Critically, public money alone will not be enough: private investment is needed, not only from within the country but also from abroad. This will require a more radical approach: an insurance and guarantee scheme, which provides security against the additional risk which arises from the possibility of exiting the euro and economic melt-down.
The economically stronger countries should also help to reduce imbalances within the euro zone by encouraging domestic consumption and imports, as well as extending support schemes, for example for renewable energy, to the crisis countries. Providing for lower debt financing costs by partially collateralising debt and establishing a temporary transfer mechanism would also help, but admittedly these remedies are unlikely to feature in a comprehensive growth initiative, given the resistance to these measures in economically-stronger countries.
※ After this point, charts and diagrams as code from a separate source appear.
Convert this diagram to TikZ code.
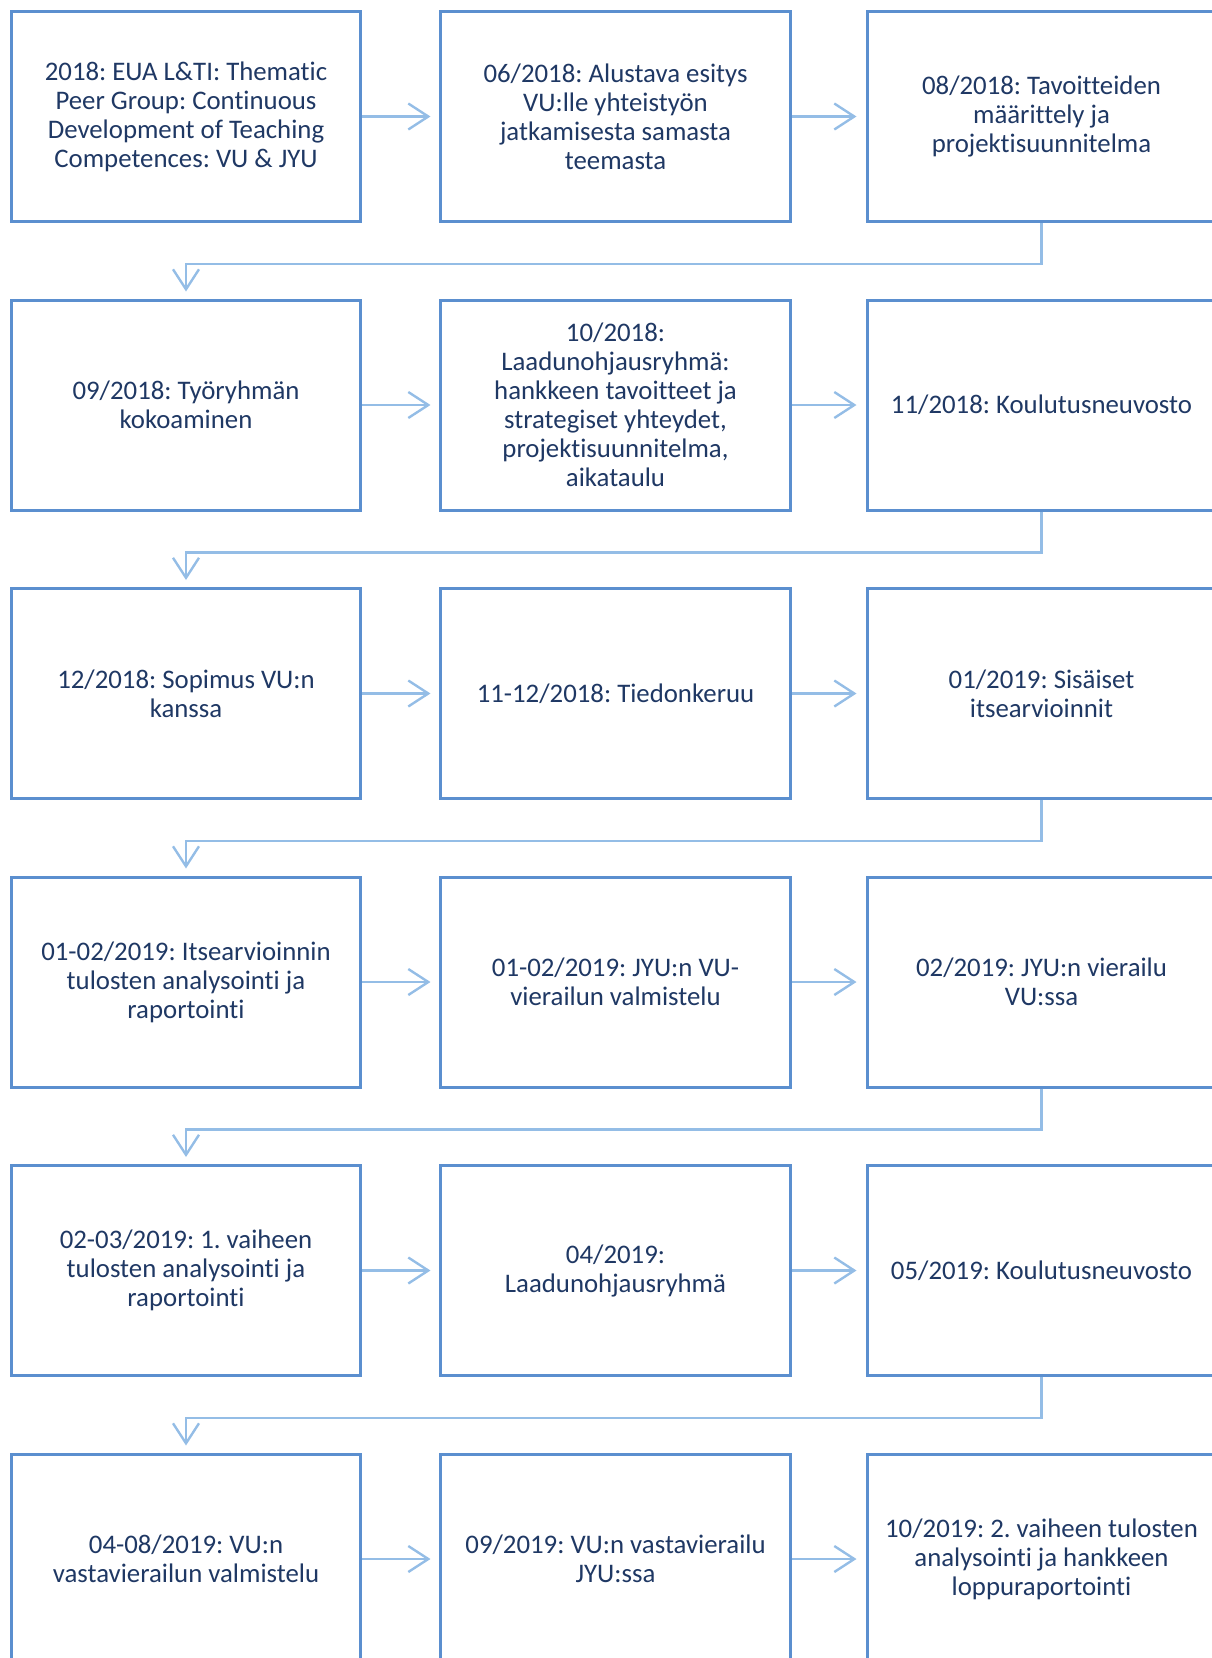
\documentclass[tikz,border=0pt]{standalone}
\usepackage{fontspec}
\setmainfont[Ligatures=NoCommon]{Carlito}
\usetikzlibrary{arrows.meta}
\definecolor{boxblue}{HTML}{5B8FCF}
\definecolor{arrowblue}{HTML}{94BDE6}
\definecolor{txtnavy}{HTML}{1F3864}
\tikzset{
  stepbox/.style={draw=boxblue, line width=1.5bp, fill=white, minimum width=174.5bp, minimum height=105bp,
    align=center, inner sep=0pt, text=txtnavy, font=\fontsize{13.4bp}{14.5bp}\selectfont\frenchspacing},
  flowarrow/.style={draw=arrowblue, line width=1.2bp, -{Straight Barb[length=10bp,width=13bp,line width=1.2bp]}},
}
\begin{document}
\begin{tikzpicture}[x=0.5bp,y=-0.5bp]
\useasboundingbox (0,0) rectangle (1212,1658);
\clip (0,0) rectangle (1212,1658);
% rows: centers at 116.5 + 288.5 i
\node[stepbox] (a1) at (186,116.5) {2018: EUA L\&TI: Thematic\\Peer Group: Continuous\\Development of Teaching\\Competences: VU \& JYU};
\node[stepbox] (a2) at (615.5,116.5) {06/2018: Alustava esitys\\VU:lle yhteistyön\\jatkamisesta samasta\\teemasta};
\node[stepbox] (a3) at (1041.5,116.5) {08/2018: Tavoitteiden\\määrittely ja\\projektisuunnitelma};

\node[stepbox] (b1) at (186,405) {09/2018: Työryhmän\\kokoaminen};
\node[stepbox] (b2) at (615.5,405) {10/2018:\\Laadunohjausryhmä:\\hankkeen tavoitteet ja\\strategiset yhteydet,\\projektisuunnitelma,\\aikataulu};
\node[stepbox] (b3) at (1041.5,405) {11/2018: Koulutusneuvosto};

\node[stepbox] (c1) at (186,693.5) {12/2018: Sopimus VU:n\\kanssa};
\node[stepbox] (c2) at (615.5,693.5) {11-12/2018: Tiedonkeruu};
\node[stepbox] (c3) at (1041.5,693.5) {01/2019: Sisäiset\\itsearvioinnit};

\node[stepbox] (d1) at (186,982) {01-02/2019: Itsearvioinnin\\tulosten analysointi ja\\raportointi};
\node[stepbox] (d2) at (615.5,982) {01-02/2019: JYU:n VU-\\vierailun valmistelu};
\node[stepbox] (d3) at (1041.5,982) {02/2019: JYU:n vierailu\\VU:ssa};

\node[stepbox] (e1) at (186,1270.5) {02-03/2019: 1. vaiheen\\tulosten analysointi ja\\raportointi};
\node[stepbox] (e2) at (615.5,1270.5) {04/2019:\\Laadunohjausryhmä};
\node[stepbox] (e3) at (1041.5,1270.5) {05/2019: Koulutusneuvosto};

\node[stepbox] (f1) at (186,1559) {04-08/2019: VU:n\\vastavierailun valmistelu};
\node[stepbox] (f2) at (615.5,1559) {09/2019: VU:n vastavierailu\\JYU:ssa};
\node[stepbox] (f3) at (1041.5,1559) {10/2019: 2. vaiheen tulosten\\analysointi ja hankkeen\\loppuraportointi};

% horizontal arrows
\foreach \r in {a,b,c,d,e,f}{
  \draw[flowarrow, shorten >=4.5bp] (\r1.east) -- (\r2.west);
  \draw[flowarrow, shorten >=4.5bp] (\r2.east) -- (\r3.west);
}
% row-to-row elbow connectors
\foreach \u/\v in {a/b,b/c,c/d,d/e,e/f}{
  \draw[flowarrow, shorten >=3.5bp] (\u3.south) -- ++(0,41) -| (\v1.north);
}
\end{tikzpicture}
\end{document}
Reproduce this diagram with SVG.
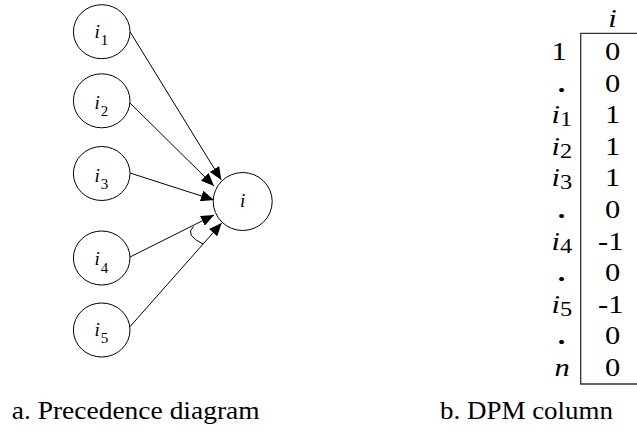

The growth pact is going to come and it can help to address Europe's growth challenges if it contains some real measures focused on the crisis countries. This is essential to stop the current downward spiral and to provide social and political relief, ultimately safeguarding the euro. Europe's leaders have to be brave enough to seize this opportunity – they will not get many more chances.
Fabian Zuleeg is Chief Economist at the European Policy Centre (EPC) in Brussels.